Particularly choices that shift all of their economic needs onto their husband, right? Wrong. Unless he's okay with it, you are playing with fire if you think being a SAHM is a good idea. I have seen so, so many women burned by this. I've also seen women use being a SAHM as an elegant way to exit the workforce. It's short sighted and stupid beyond the early years (and even then is somewhat dumb).

Nothing is worse than finding yourself divorced, having to take a shitting admin job ten rungs below where you were before having kids, and being a single mom who is forced to move out of her lovely home in Bethesda, Mclean, whatever and move into a townhouse or apartment with angry kids. I have five girlfriends who are all literally doing this. And I don't know what the readership is like age-wise, but doing this shit at 50, when you are tired and wishing there was a retirement nest egg you had been contributing to for years is so depressing. Child support ends at 18 and alimony ain't what it used to be. Your husbands are wage workers, not actors or NBA players. Don't get it twisted, ladies.
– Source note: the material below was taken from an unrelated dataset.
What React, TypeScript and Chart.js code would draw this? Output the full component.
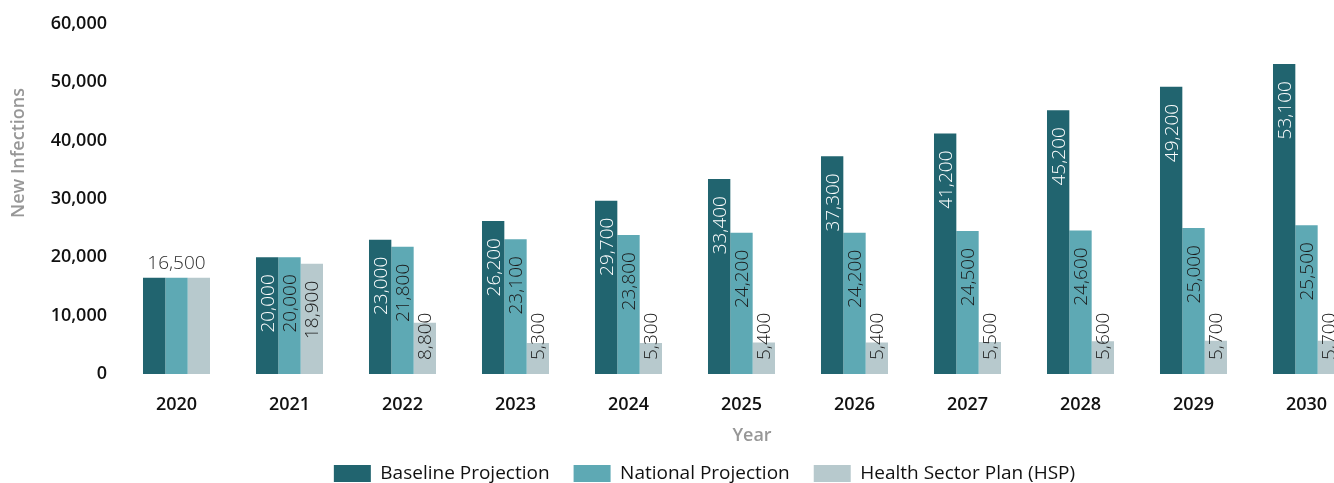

Basically, mind your marriages. If you want to make your own life choices, expect to make them by yourself eventually. If you want to rely on someone else to financially support you, realize that is going to come at a cost by either being a good SAHM/wife or getting divorced and having to begin things at scratch.


Everyone who is really worried that sahms might get a divorce and be poor, like really worried, why don't you start up a charity?


For women who gave up careers to ride their husbands' coattails and set poor examples for their kids? Great idea!


You sound charming.


Do you actually think that charity poster was for real?